EXERCISE PROMPT
All of the listing below must be repeated word for word. Pictures are the only thing to omit.

···

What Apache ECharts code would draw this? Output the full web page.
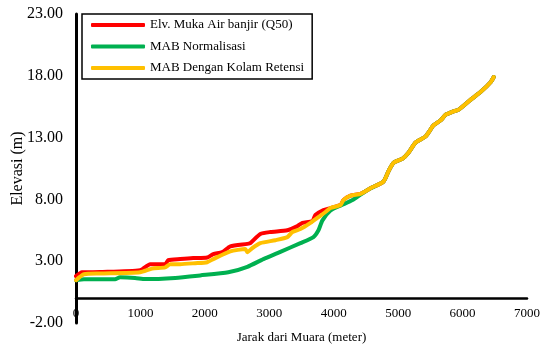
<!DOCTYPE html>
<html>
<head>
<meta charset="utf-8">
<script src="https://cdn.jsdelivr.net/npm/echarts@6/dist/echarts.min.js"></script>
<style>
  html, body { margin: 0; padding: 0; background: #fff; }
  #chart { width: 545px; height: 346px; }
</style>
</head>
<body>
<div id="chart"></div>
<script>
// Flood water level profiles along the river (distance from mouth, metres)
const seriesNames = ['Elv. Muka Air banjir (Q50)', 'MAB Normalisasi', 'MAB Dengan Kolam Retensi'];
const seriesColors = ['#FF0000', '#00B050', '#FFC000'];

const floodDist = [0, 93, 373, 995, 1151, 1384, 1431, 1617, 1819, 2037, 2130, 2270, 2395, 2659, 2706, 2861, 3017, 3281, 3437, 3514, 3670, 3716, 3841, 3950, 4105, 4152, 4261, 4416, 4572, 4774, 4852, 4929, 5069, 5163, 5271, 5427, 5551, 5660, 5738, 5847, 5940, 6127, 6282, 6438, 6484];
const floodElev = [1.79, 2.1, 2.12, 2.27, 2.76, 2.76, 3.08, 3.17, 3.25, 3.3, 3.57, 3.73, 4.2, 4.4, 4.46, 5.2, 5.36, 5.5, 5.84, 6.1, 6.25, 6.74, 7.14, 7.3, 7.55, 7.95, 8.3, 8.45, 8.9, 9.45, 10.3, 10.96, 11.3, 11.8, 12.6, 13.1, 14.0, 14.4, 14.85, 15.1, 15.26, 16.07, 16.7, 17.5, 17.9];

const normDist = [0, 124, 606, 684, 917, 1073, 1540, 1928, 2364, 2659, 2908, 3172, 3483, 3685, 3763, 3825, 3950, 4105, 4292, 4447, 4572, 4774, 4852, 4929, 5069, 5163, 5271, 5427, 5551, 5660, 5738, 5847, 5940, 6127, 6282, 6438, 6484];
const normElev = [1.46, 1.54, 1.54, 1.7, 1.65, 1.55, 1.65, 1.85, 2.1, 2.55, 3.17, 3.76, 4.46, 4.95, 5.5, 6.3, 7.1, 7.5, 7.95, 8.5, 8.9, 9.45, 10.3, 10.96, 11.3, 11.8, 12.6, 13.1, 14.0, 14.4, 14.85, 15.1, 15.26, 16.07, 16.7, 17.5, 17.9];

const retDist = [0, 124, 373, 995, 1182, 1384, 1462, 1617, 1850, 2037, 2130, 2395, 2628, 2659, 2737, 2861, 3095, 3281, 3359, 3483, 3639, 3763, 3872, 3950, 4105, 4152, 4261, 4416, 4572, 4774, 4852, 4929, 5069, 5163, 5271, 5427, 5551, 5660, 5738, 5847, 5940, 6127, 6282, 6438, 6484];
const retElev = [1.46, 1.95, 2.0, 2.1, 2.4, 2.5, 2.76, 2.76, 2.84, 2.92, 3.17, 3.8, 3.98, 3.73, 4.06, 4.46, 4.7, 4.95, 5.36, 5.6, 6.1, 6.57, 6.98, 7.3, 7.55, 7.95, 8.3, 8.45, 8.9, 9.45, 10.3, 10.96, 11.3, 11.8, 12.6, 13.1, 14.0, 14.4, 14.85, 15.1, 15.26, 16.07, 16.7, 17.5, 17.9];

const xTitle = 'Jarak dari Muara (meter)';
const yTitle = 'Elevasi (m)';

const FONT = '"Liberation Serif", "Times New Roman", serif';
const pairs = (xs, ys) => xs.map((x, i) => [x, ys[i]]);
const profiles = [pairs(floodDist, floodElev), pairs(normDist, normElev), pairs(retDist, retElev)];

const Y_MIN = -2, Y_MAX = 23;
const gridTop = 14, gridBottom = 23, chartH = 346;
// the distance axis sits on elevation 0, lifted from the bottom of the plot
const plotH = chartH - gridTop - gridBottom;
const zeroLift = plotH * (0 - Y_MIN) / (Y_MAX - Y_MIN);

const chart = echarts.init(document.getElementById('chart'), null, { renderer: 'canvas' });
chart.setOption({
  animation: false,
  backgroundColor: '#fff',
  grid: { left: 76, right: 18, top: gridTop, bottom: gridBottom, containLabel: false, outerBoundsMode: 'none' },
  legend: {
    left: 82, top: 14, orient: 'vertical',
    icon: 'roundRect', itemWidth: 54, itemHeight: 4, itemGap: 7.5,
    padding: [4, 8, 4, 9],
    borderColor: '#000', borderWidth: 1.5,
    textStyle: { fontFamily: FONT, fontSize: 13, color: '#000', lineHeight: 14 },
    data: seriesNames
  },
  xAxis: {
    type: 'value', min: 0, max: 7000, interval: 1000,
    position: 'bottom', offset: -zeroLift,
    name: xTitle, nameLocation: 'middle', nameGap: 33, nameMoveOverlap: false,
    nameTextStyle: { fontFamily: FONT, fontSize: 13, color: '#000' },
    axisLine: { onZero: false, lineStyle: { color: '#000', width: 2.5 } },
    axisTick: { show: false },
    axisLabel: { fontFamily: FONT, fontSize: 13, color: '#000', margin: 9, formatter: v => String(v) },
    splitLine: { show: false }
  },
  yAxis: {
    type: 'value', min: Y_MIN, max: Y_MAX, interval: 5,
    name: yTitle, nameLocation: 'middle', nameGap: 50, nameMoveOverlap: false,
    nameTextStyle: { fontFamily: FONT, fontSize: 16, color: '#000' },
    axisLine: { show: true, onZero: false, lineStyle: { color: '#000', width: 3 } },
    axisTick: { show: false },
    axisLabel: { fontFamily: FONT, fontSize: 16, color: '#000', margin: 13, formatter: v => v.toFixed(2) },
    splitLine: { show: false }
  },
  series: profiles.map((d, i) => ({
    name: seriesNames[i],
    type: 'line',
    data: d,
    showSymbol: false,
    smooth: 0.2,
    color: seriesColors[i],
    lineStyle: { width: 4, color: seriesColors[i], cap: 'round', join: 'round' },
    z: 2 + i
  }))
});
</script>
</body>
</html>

···

COMPLETE OUTPUT
What Apache ECharts code would draw this? Output the full web page.
<!DOCTYPE html>
<html>
<head>
<meta charset="utf-8">
<script src="https://cdn.jsdelivr.net/npm/echarts@6/dist/echarts.min.js"></script>
<style>
  html, body { margin: 0; padding: 0; background: #fff; }
  #chart { width: 545px; height: 346px; }
</style>
</head>
<body>
<div id="chart"></div>
<script>
// Flood water level profiles along the river (distance from mouth, metres)
const seriesNames = ['Elv. Muka Air banjir (Q50)', 'MAB Normalisasi', 'MAB Dengan Kolam Retensi'];
const seriesColors = ['#FF0000', '#00B050', '#FFC000'];

const floodDist = [0, 93, 373, 995, 1151, 1384, 1431, 1617, 1819, 2037, 2130, 2270, 2395, 2659, 2706, 2861, 3017, 3281, 3437, 3514, 3670, 3716, 3841, 3950, 4105, 4152, 4261, 4416, 4572, 4774, 4852, 4929, 5069, 5163, 5271, 5427, 5551, 5660, 5738, 5847, 5940, 6127, 6282, 6438, 6484];
const floodElev = [1.79, 2.1, 2.12, 2.27, 2.76, 2.76, 3.08, 3.17, 3.25, 3.3, 3.57, 3.73, 4.2, 4.4, 4.46, 5.2, 5.36, 5.5, 5.84, 6.1, 6.25, 6.74, 7.14, 7.3, 7.55, 7.95, 8.3, 8.45, 8.9, 9.45, 10.3, 10.96, 11.3, 11.8, 12.6, 13.1, 14.0, 14.4, 14.85, 15.1, 15.26, 16.07, 16.7, 17.5, 17.9];

const normDist = [0, 124, 606, 684, 917, 1073, 1540, 1928, 2364, 2659, 2908, 3172, 3483, 3685, 3763, 3825, 3950, 4105, 4292, 4447, 4572, 4774, 4852, 4929, 5069, 5163, 5271, 5427, 5551, 5660, 5738, 5847, 5940, 6127, 6282, 6438, 6484];
const normElev = [1.46, 1.54, 1.54, 1.7, 1.65, 1.55, 1.65, 1.85, 2.1, 2.55, 3.17, 3.76, 4.46, 4.95, 5.5, 6.3, 7.1, 7.5, 7.95, 8.5, 8.9, 9.45, 10.3, 10.96, 11.3, 11.8, 12.6, 13.1, 14.0, 14.4, 14.85, 15.1, 15.26, 16.07, 16.7, 17.5, 17.9];

const retDist = [0, 124, 373, 995, 1182, 1384, 1462, 1617, 1850, 2037, 2130, 2395, 2628, 2659, 2737, 2861, 3095, 3281, 3359, 3483, 3639, 3763, 3872, 3950, 4105, 4152, 4261, 4416, 4572, 4774, 4852, 4929, 5069, 5163, 5271, 5427, 5551, 5660, 5738, 5847, 5940, 6127, 6282, 6438, 6484];
const retElev = [1.46, 1.95, 2.0, 2.1, 2.4, 2.5, 2.76, 2.76, 2.84, 2.92, 3.17, 3.8, 3.98, 3.73, 4.06, 4.46, 4.7, 4.95, 5.36, 5.6, 6.1, 6.57, 6.98, 7.3, 7.55, 7.95, 8.3, 8.45, 8.9, 9.45, 10.3, 10.96, 11.3, 11.8, 12.6, 13.1, 14.0, 14.4, 14.85, 15.1, 15.26, 16.07, 16.7, 17.5, 17.9];

const xTitle = 'Jarak dari Muara (meter)';
const yTitle = 'Elevasi (m)';

const FONT = '"Liberation Serif", "Times New Roman", serif';
const pairs = (xs, ys) => xs.map((x, i) => [x, ys[i]]);
const profiles = [pairs(floodDist, floodElev), pairs(normDist, normElev), pairs(retDist, retElev)];

const Y_MIN = -2, Y_MAX = 23;
const gridTop = 14, gridBottom = 23, chartH = 346;
// the distance axis sits on elevation 0, lifted from the bottom of the plot
const plotH = chartH - gridTop - gridBottom;
const zeroLift = plotH * (0 - Y_MIN) / (Y_MAX - Y_MIN);

const chart = echarts.init(document.getElementById('chart'), null, { renderer: 'canvas' });
chart.setOption({
  animation: false,
  backgroundColor: '#fff',
  grid: { left: 76, right: 18, top: gridTop, bottom: gridBottom, containLabel: false, outerBoundsMode: 'none' },
  legend: {
    left: 82, top: 14, orient: 'vertical',
    icon: 'roundRect', itemWidth: 54, itemHeight: 4, itemGap: 7.5,
    padding: [4, 8, 4, 9],
    borderColor: '#000', borderWidth: 1.5,
    textStyle: { fontFamily: FONT, fontSize: 13, color: '#000', lineHeight: 14 },
    data: seriesNames
  },
  xAxis: {
    type: 'value', min: 0, max: 7000, interval: 1000,
    position: 'bottom', offset: -zeroLift,
    name: xTitle, nameLocation: 'middle', nameGap: 33, nameMoveOverlap: false,
    nameTextStyle: { fontFamily: FONT, fontSize: 13, color: '#000' },
    axisLine: { onZero: false, lineStyle: { color: '#000', width: 2.5 } },
    axisTick: { show: false },
    axisLabel: { fontFamily: FONT, fontSize: 13, color: '#000', margin: 9, formatter: v => String(v) },
    splitLine: { show: false }
  },
  yAxis: {
    type: 'value', min: Y_MIN, max: Y_MAX, interval: 5,
    name: yTitle, nameLocation: 'middle', nameGap: 50, nameMoveOverlap: false,
    nameTextStyle: { fontFamily: FONT, fontSize: 16, color: '#000' },
    axisLine: { show: true, onZero: false, lineStyle: { color: '#000', width: 3 } },
    axisTick: { show: false },
    axisLabel: { fontFamily: FONT, fontSize: 16, color: '#000', margin: 13, formatter: v => v.toFixed(2) },
    splitLine: { show: false }
  },
  series: profiles.map((d, i) => ({
    name: seriesNames[i],
    type: 'line',
    data: d,
    showSymbol: false,
    smooth: 0.2,
    color: seriesColors[i],
    lineStyle: { width: 4, color: seriesColors[i], cap: 'round', join: 'round' },
    z: 2 + i
  }))
});
</script>
</body>
</html>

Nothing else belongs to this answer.